This project develops an end-to-end machine learning pipeline to predict the probability of rainfall occurrence using tabular environmental data.
The focus is on building a clean, interpretable baseline model and evaluating probability quality rather than maximizing leaderboard performance.
- Task: Binary classification — predict whether rainfall occurs
- Output: Probabilistic predictions (likelihood of rainfall)
- Approach: Baseline Logistic Regression with a full preprocessing pipeline
- Evaluation: ROC-AUC, calibration analysis, and threshold-based error trade-offs
This project was conducted as a self-directed machine learning workflow and emphasizes reproducibility, interpretability, and decision-oriented evaluation.
- Tabular environmental features (e.g., temperature, humidity, pressure, wind)
- Target variable:
rainfall(binary) - Dataset size: 2,190 observations
- No missing values in training data; missing values in test data handled via imputation in the pipeline
- Verified dataset schema and feature types
- Identified non-predictive identifier column (
id) - Checked class balance and data quality
- Visualized target distribution
- Inspected numeric feature distributions
- Confirmed no obvious anomalies prior to modeling
Logistic Regression with a preprocessing pipeline:
- Median imputation for numeric features
- Most-frequent imputation for categorical features
- Standard scaling and one-hot encoding
- Stratified train/validation split
- Baseline performance: ROC-AUC ≈ 0.88 (validation split)
- ROC curve used to visualize class separation
- Examined a calibration curve to assess the reliability of predicted probabilities
- Observed mild under-confidence in mid-range probabilities
- Evaluated confusion matrices across multiple decision thresholds
- Analyzed trade-offs between false positives and false negatives
- Demonstrated how threshold choice affects outcomes
Generated probabilistic rainfall predictions for unseen samples. Output format:
id,rainfall_probability
2190,0.9449
2191,0.9519
2192,0.7798
...
Predictions were saved as a reusable CSV artifact.
- Strong baseline classification performance (ROC-AUC ≈ 0.88)
- Probability outputs are reasonably calibrated
- Clear threshold-dependent error trade-offs
- End-to-end pipeline from data loading to prediction generation
Logistic Regression was intentionally chosen as a baseline model to:
- Provide interpretable coefficients
- Produce well-defined probability estimates
- Support calibration and threshold-based analysis
This establishes a reliable reference point for future model extensions.
-
outputs_rainfall/predictions.csv
Probabilistic rainfall predictions on unseen data. -
images/roc_curve.png(optional)
ROC curve exported from the notebook. -
images/calibration_curve.png(optional)
Calibration curve exported from the notebook.

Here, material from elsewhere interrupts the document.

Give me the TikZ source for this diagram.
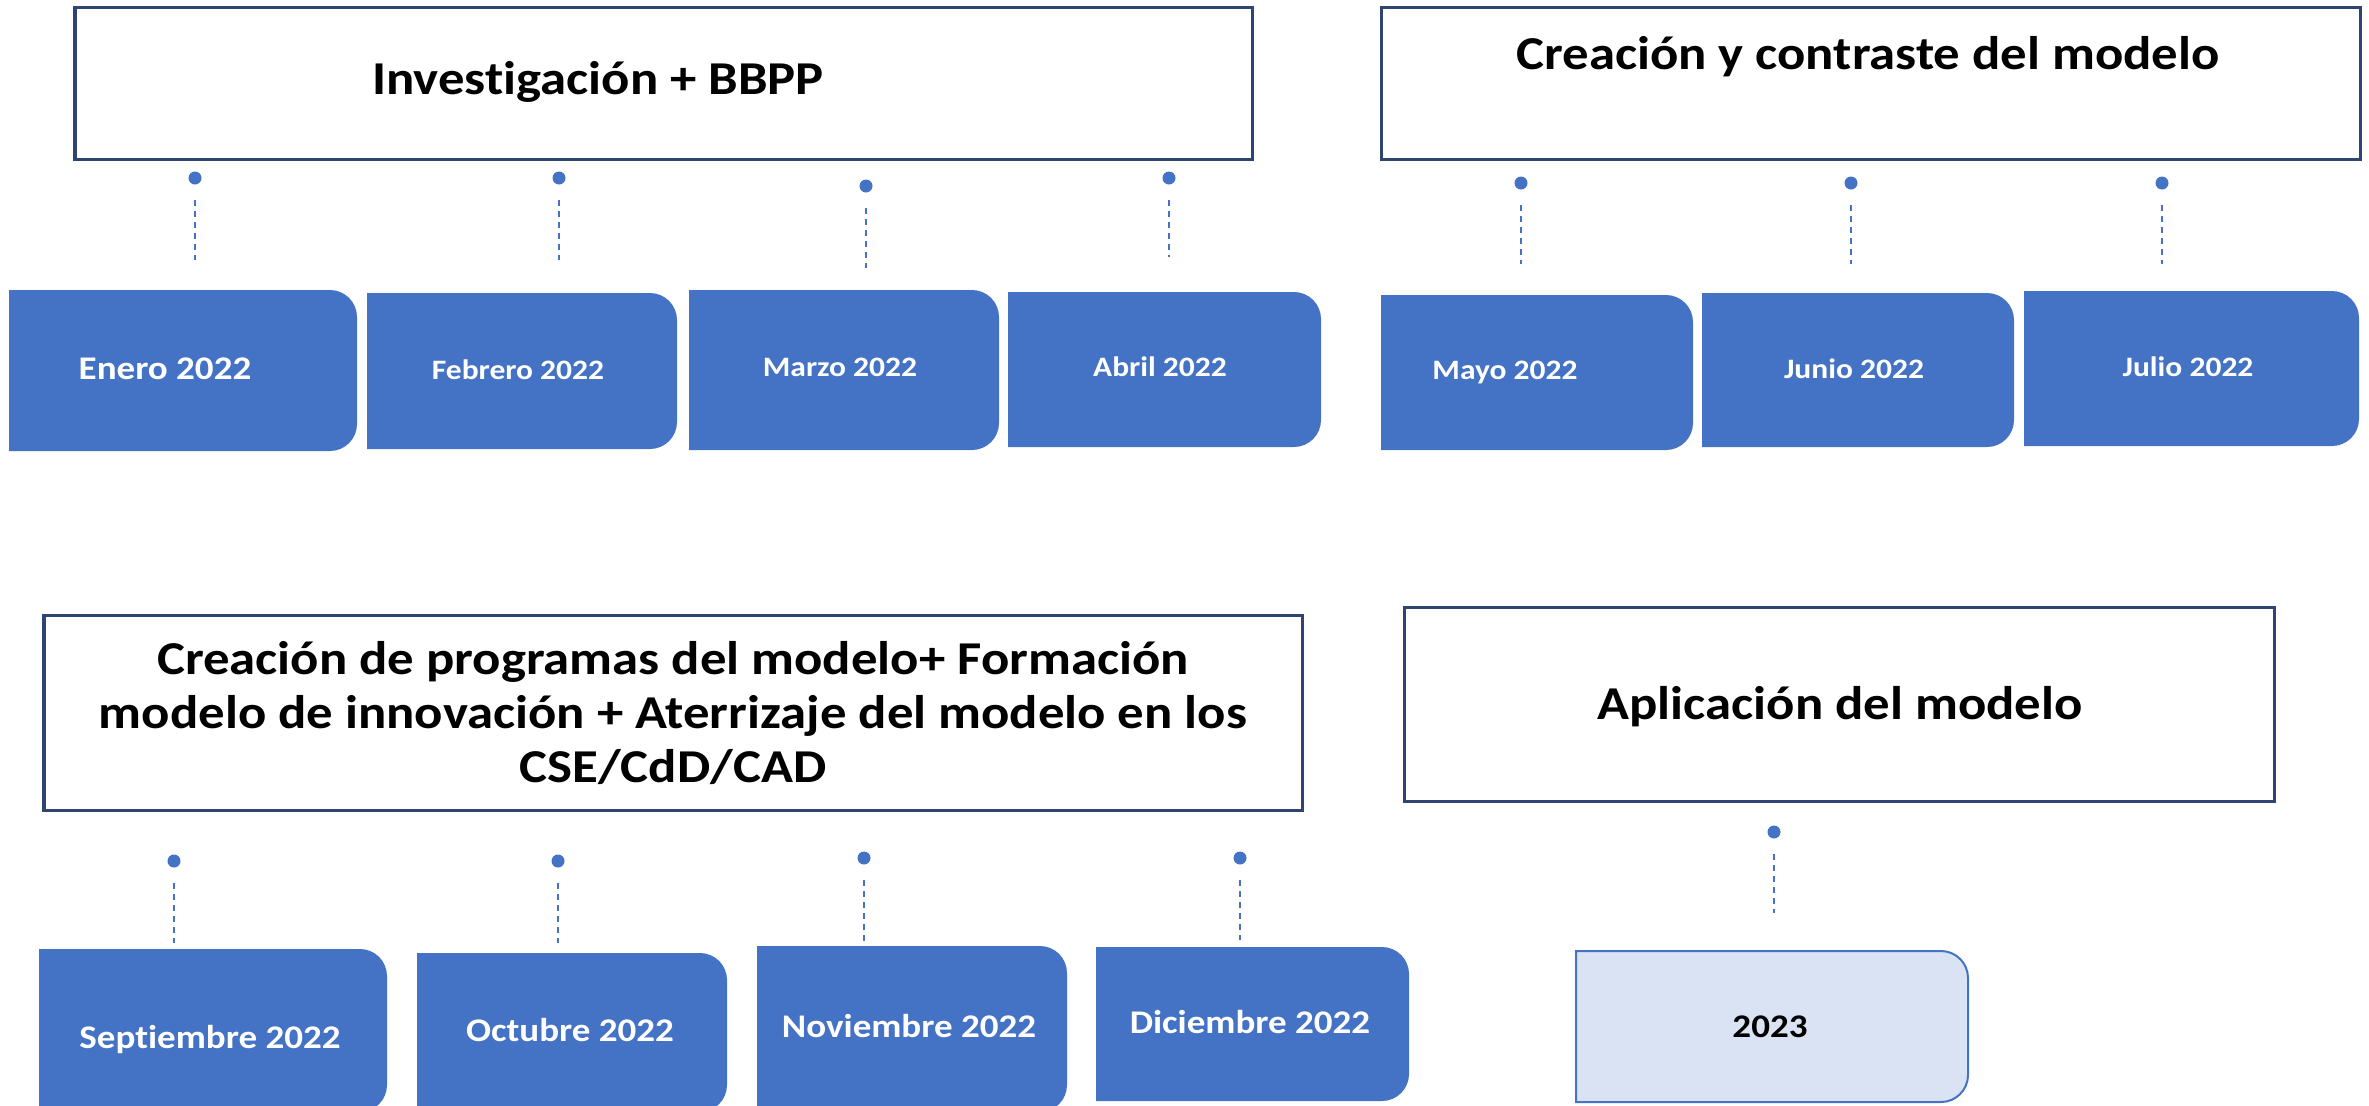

If you don’t commit images, the README will still render fine—those sections will simply show empty image placeholders.
- A fixed random seed is used for the train/validation split.
- Missing values in unseen data are handled using imputers inside the preprocessing pipeline.
This project demonstrates a complete and reproducible ML workflow:
- From tabular data to calibrated probabilistic predictions
- With explicit evaluation and threshold-based decision considerations
It serves as a solid baseline for future model comparisons, feature engineering, or domain-specific tuning.